Il terzo principio è la "dittatura del proletariato" che, nelle condizioni storiche di un processo di liberazione che si verifica in un paese arretrato, si articola come "dittatura democratica popolare sotto la direzione della classe operaia e sul fondamento dell'alleanza operai-contadini". Il PCC ritiene che nei paesi occidentali la democrazia sia solo un travestimento delladittature di classe del capitale. Assumendo in pieno non solo il concetto ma anche la lettera dell'idea marxiana che il potere del proletariato implica la repressione politica della borghesia (tanto più nel quadro dell' "economia di mercato socialista", dove la borghesia è destinata a durare e in una certa misura ad espandersi per molti decenni), caricandosi anche dell'impopolarità dell'uso in senso positivo del termine "dittatura", il PCC non solo sfida la convinzione che la democrazia occidentale sia l'unica possibile, ma anche l'opportunismo degli ultrademocratici e degli ultrarivoluzionari che criticano i rapporti sociali capitalistici e nello stesso tempo aborriscono il terreno della forza e del potere come strumenti decisivi di lotta per l'abolizione di tali rapporti. Nella pratica peraltro la "dittatura" è applicata con molta duttilità e colpisce solo i "dissenzienti" estremisti, lasciando molto spazio alla critica e al dissenso, mentre viene lasciata aperta la ricerca di elementi di perfezionamento del sistema politico che prevede crescenti elementi di democrazia diretta.

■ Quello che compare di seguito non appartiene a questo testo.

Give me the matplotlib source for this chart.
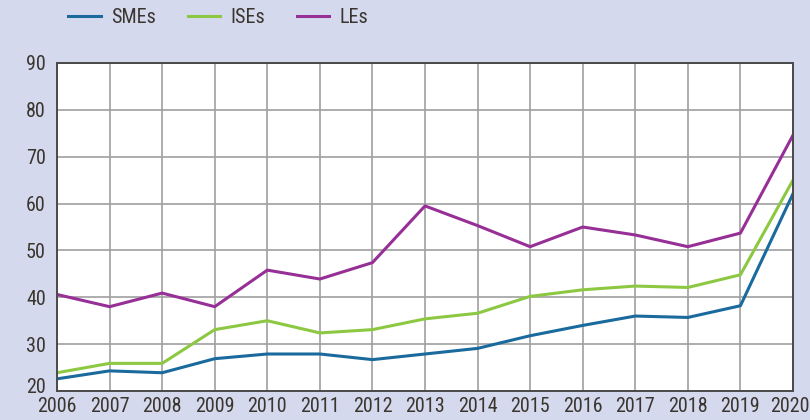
import matplotlib.pyplot as plt
import matplotlib.transforms as mtransforms
from matplotlib import font_manager

years = list(range(2006, 2021))
smes = [22.6, 24.3, 23.9, 26.9, 27.9, 27.9, 26.7, 27.9, 29.1, 31.8, 34.0, 36.0, 35.7, 38.2, 62.1]
ises = [23.9, 25.9, 25.9, 33.1, 35.0, 32.4, 33.1, 35.4, 36.6, 40.2, 41.6, 42.4, 42.1, 44.8, 65.0]
les = [40.6, 38.0, 40.9, 38.0, 45.8, 43.9, 47.4, 59.5, 55.3, 50.8, 55.0, 53.3, 50.8, 53.7, 74.6]

bg = "#d5d9ed"
txt = "#3b3530"

# condensed font, like the original
names = {f.name for f in font_manager.fontManager.ttflist}
family = "Roboto Condensed" if "Roboto Condensed" in names else "DejaVu Sans"
plt.rcParams["font.family"] = [family, "DejaVu Sans"]
plt.rcParams["font.stretch"] = "condensed"

fig = plt.figure(figsize=(8.1, 4.2), dpi=100, facecolor=bg)
ax = fig.add_axes([0.0704, 0.069, 0.9086, 0.781])

ax.plot(years, smes, color="#1a6a9e", lw=2.2, label="SMEs")
ax.plot(years, ises, color="#8cc841", lw=2.2, label="ISEs")
ax.plot(years, les, color="#962f96", lw=2.2, label="LEs")

ax.set_xlim(2006, 2020)
ax.set_ylim(20, 90)
ax.set_xticks(years)
ax.set_yticks(range(20, 91, 10))
ax.grid(True, color="#a0a0a0", lw=1.2)
ax.set_axisbelow(True)
for s in ax.spines.values():
    s.set_color("#4a4a4a")
    s.set_linewidth(1.4)
ax.tick_params(length=0, labelsize=14.5, colors=txt)
ax.tick_params(axis="y", pad=8)
ax.tick_params(axis="x", pad=4)

# nudge the corner labels apart and keep 2020 inside the picture
last = ax.get_xticklabels()[-1]
last.set_transform(last.get_transform() + mtransforms.ScaledTranslation(-3 / 100, 0, fig.dpi_scale_trans))
first = ax.get_yticklabels()[0]
first.set_transform(first.get_transform() + mtransforms.ScaledTranslation(0, 6 / 100, fig.dpi_scale_trans))

fig.legend(loc="center left", bbox_to_anchor=(0.062, 0.958), ncol=3, frameon=False,
           handlelength=1.6, handletextpad=0.5, columnspacing=1.6,
           prop={"size": 14.5, "stretch": "condensed"}, labelcolor=txt)

fig.savefig("out.png", dpi=100, facecolor=bg)
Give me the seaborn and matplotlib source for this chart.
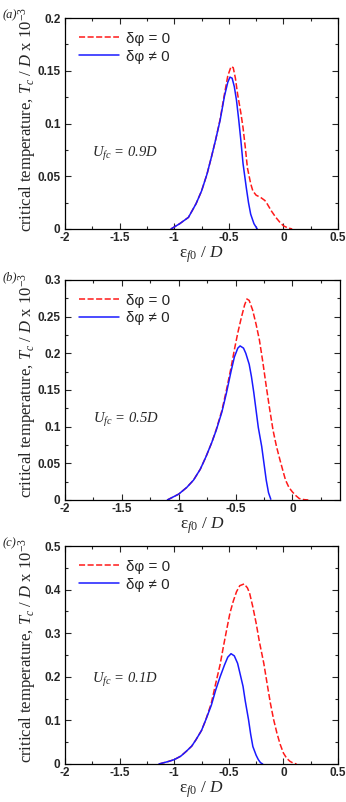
import pandas as pd
import seaborn as sns
import matplotlib.pyplot as plt
from matplotlib.ticker import MultipleLocator

# --- data (eps_f0 / D , Tc / D x 1e-3) ---
# panel (a), U_fc = 0.9D
a_blue_x = [-1.03, -0.95, -0.87, -0.80, -0.75, -0.70, -0.66, -0.62, -0.58, -0.54, -0.51, -0.49,
            -0.47, -0.45, -0.43, -0.41, -0.39, -0.37, -0.34, -0.32, -0.30, -0.27, -0.24]
a_blue_y = [0.0, 0.005, 0.011, 0.024, 0.036, 0.052, 0.068, 0.085, 0.103, 0.126, 0.139, 0.144,
            0.143, 0.135, 0.122, 0.104, 0.084, 0.062, 0.039, 0.025, 0.014, 0.005, 0.0]
a_red_x = [-1.03, -0.95, -0.87, -0.80, -0.75, -0.70, -0.66, -0.62, -0.58, -0.54, -0.51, -0.48,
           -0.46, -0.44, -0.42, -0.39, -0.37, -0.35, -0.33, -0.30, -0.28, -0.25, -0.21, -0.17,
           -0.15, -0.11, -0.07, -0.03, 0.0, 0.04, 0.08]
a_red_y = [0.0, 0.005, 0.011, 0.024, 0.036, 0.052, 0.068, 0.085, 0.104, 0.128, 0.145, 0.154,
           0.153, 0.143, 0.128, 0.110, 0.096, 0.078, 0.058, 0.043, 0.036, 0.032, 0.030, 0.027,
           0.024, 0.017, 0.011, 0.006, 0.003, 0.001, 0.0]

# panel (b), U_fc = 0.5D
b_blue_x = [-1.10, -1.00, -0.93, -0.87, -0.81, -0.76, -0.71, -0.67, -0.62, -0.58, -0.54, -0.51,
            -0.48, -0.46, -0.43, -0.41, -0.38, -0.36, -0.34, -0.32, -0.30, -0.27, -0.25, -0.23,
            -0.21, -0.19]
b_blue_y = [0.0, 0.008, 0.017, 0.027, 0.042, 0.059, 0.078, 0.095, 0.120, 0.146, 0.175, 0.195,
            0.207, 0.210, 0.207, 0.200, 0.185, 0.168, 0.147, 0.123, 0.099, 0.073, 0.050, 0.027,
            0.010, 0.001]
b_red_x = [-1.10, -1.00, -0.93, -0.87, -0.81, -0.76, -0.71, -0.67, -0.62, -0.58, -0.54, -0.51,
           -0.48, -0.45, -0.42, -0.40, -0.38, -0.35, -0.32, -0.29, -0.26, -0.23, -0.20, -0.17,
           -0.14, -0.11, -0.08, -0.06, -0.03, 0.0, 0.03, 0.06, 0.10, 0.14]
b_red_y = [0.0, 0.008, 0.017, 0.027, 0.042, 0.059, 0.078, 0.096, 0.122, 0.150, 0.180, 0.205,
           0.228, 0.248, 0.266, 0.274, 0.272, 0.259, 0.240, 0.218, 0.188, 0.155, 0.124, 0.095,
           0.073, 0.055, 0.038, 0.027, 0.017, 0.011, 0.006, 0.002, 0.0005, 0.0]

# panel (c), U_fc = 0.1D
c_blue_x = [-1.14, -1.05, -1.00, -0.94, -0.89, -0.84, -0.80, -0.75, -0.71, -0.66, -0.62, -0.58,
            -0.54, -0.51, -0.48, -0.45, -0.42, -0.40, -0.37, -0.35, -0.32, -0.30, -0.28, -0.25,
            -0.23, -0.21, -0.19]
c_blue_y = [0.0, 0.006, 0.010, 0.018, 0.029, 0.041, 0.056, 0.077, 0.102, 0.135, 0.170, 0.200,
            0.227, 0.245, 0.253, 0.248, 0.231, 0.210, 0.178, 0.145, 0.102, 0.068, 0.040, 0.020,
            0.010, 0.003, 0.0]
c_red_x = [-1.14, -1.05, -1.00, -0.94, -0.89, -0.84, -0.80, -0.75, -0.71, -0.66, -0.62, -0.58,
           -0.55, -0.52, -0.49, -0.46, -0.43, -0.40, -0.36, -0.33, -0.31, -0.28, -0.25, -0.22,
           -0.18, -0.15, -0.12, -0.09, -0.06, -0.03, 0.0, 0.03, 0.06, 0.09, 0.12]
c_red_y = [0.0, 0.006, 0.010, 0.018, 0.029, 0.041, 0.056, 0.077, 0.102, 0.140, 0.185, 0.228,
           0.269, 0.308, 0.346, 0.373, 0.395, 0.409, 0.413, 0.404, 0.392, 0.360, 0.323, 0.280,
           0.231, 0.185, 0.140, 0.102, 0.071, 0.045, 0.025, 0.013, 0.006, 0.002, 0.0]

panel_tags = ["(a)", "(b)", "(c)"]
u_labels = [r"$U_{fc}$ = 0.9$D$", r"$U_{fc}$ = 0.5$D$", r"$U_{fc}$ = 0.1$D$"]
y_max = [0.2, 0.3, 0.5]
y_major = [0.05, 0.05, 0.1]
x_max = [0.5, 0.42, 0.5]
u_pos = [0.355, 0.364, 0.385]

# axes boxes in figure fraction [left, bottom, width, height]
boxes = [[0.188, 0.7145, 0.789, 0.263],
         [0.188, 0.3766, 0.795, 0.2744],
         [0.188, 0.0474, 0.789, 0.2718]]

curves = [(a_red_x, a_red_y, a_blue_x, a_blue_y),
          (b_red_x, b_red_y, b_blue_x, b_blue_y),
          (c_red_x, c_red_y, c_blue_x, c_blue_y)]

lab0 = "δφ = 0"
lab1 = "δφ ≠ 0"

sns.set_style("ticks")
plt.rcParams['font.family'] = ['Liberation Serif', 'DejaVu Serif']
plt.rcParams['mathtext.fontset'] = 'custom'
plt.rcParams['mathtext.rm'] = 'Liberation Serif'
plt.rcParams['mathtext.it'] = 'Liberation Serif:italic'
plt.rcParams['xtick.direction'] = 'in'
plt.rcParams['ytick.direction'] = 'in'

fig = plt.figure(figsize=(3.46, 8.02), dpi=100)

for i in range(3):
    rx, ry, bx, by = curves[i]
    df = pd.concat([
        pd.DataFrame({"eps": rx, "tc": ry, "phase": lab0}),
        pd.DataFrame({"eps": bx, "tc": by, "phase": lab1}),
    ], ignore_index=True)

    ax = fig.add_axes(boxes[i])
    sns.lineplot(data=df, x="eps", y="tc", hue="phase", style="phase",
                 palette={lab0: "#ff1a1a", lab1: "#1a1aff"},
                 dashes={lab0: (4, 1.6), lab1: ""},
                 sort=False, estimator=None, linewidth=1.1, ax=ax)

    ax.set_xlim(-2, x_max[i])
    ax.set_ylim(0, y_max[i])
    ax.xaxis.set_major_locator(MultipleLocator(0.5))
    ax.xaxis.set_minor_locator(MultipleLocator(0.25))
    ax.yaxis.set_major_locator(MultipleLocator(y_major[i]))
    ax.yaxis.set_minor_locator(MultipleLocator(y_major[i] / 2))
    ax.tick_params(which='both', top=True, right=True, width=0.8)
    ax.tick_params(which='major', length=4)
    ax.tick_params(which='minor', length=2.5)
    for sp in ax.spines.values():
        sp.set_linewidth(0.9)
        sp.set_color("black")

    ax.set_xticklabels([f"{t:g}" for t in ax.get_xticks()],
                       family="Liberation Sans", fontweight="bold", fontsize=8.5)
    ax.set_yticklabels([f"{t:g}" for t in ax.get_yticks()],
                       family="Liberation Sans", fontweight="bold", fontsize=8.5)
    ax.tick_params(axis='x', pad=2.5)
    ax.tick_params(axis='y', pad=3.2)

    ax.set_xlabel(r"ε$_{f0}$ / $D$", fontsize=12.5, labelpad=0)
    ax.set_ylabel(r"critical temperature, $T_c$ / $D$ x 10$^{-3}$", fontsize=12)
    ax.yaxis.set_label_coords(-0.10, 0.52)

    leg = ax.legend(loc="upper left", frameon=False, handlelength=2.6, handletextpad=0.5,
                    borderaxespad=0.5, labelspacing=0.25,
                    prop={"family": "Liberation Sans", "size": 11})

    ax.text(0.10, u_pos[i], u_labels[i], transform=ax.transAxes, fontsize=10.5,
            style="italic", va="center")
    fig.text(0.006, boxes[i][1] + boxes[i][3] + 0.003, panel_tags[i], fontsize=9,
             style="italic", va="center")

fig.savefig("out.png", dpi=100)
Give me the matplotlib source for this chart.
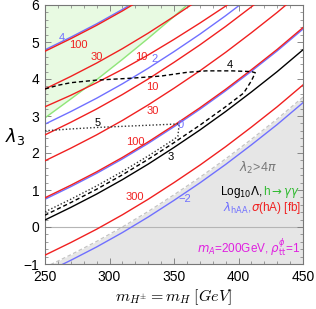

Il quarto principio è quello di una forte aderenza all'ideologia comunista. "Nella Cina contemporanea il marxismo-leninismo, il pensiero di Mao e la teoria di Deng costituiscono un sistema scientifico unificato ...", dice Jiang. "Non dobbiamo mai rigettare il marxismo-leninismo e il pensiero di Mao". Anzi, "innalzare la bandiera della teoria di Deng significa innalzare autenticamente la bandiera del marxismo-leninismo e del pensiero di Mao". Il PCC si propone di fare acquisire a tutti i cinesi una concezione marxista del mondo e di costruire una "civiltà spirituale socialista". Ha cioè la scandalosa pretesa di voler ancora creare l' "uomo nuovo" previsto dalla religione laica marxista. Per il momento può contare sull'impegno di 60 milioni di iscritti e di 100 milioni di candidati.

Nota: tutte le citazioni sono tratte dal Rapporto di Jiang Zemin al XV Congresso del PCC (12/9/97), vedi "Quaderni di Aginform", allegato ad Aginform del 15/7/98.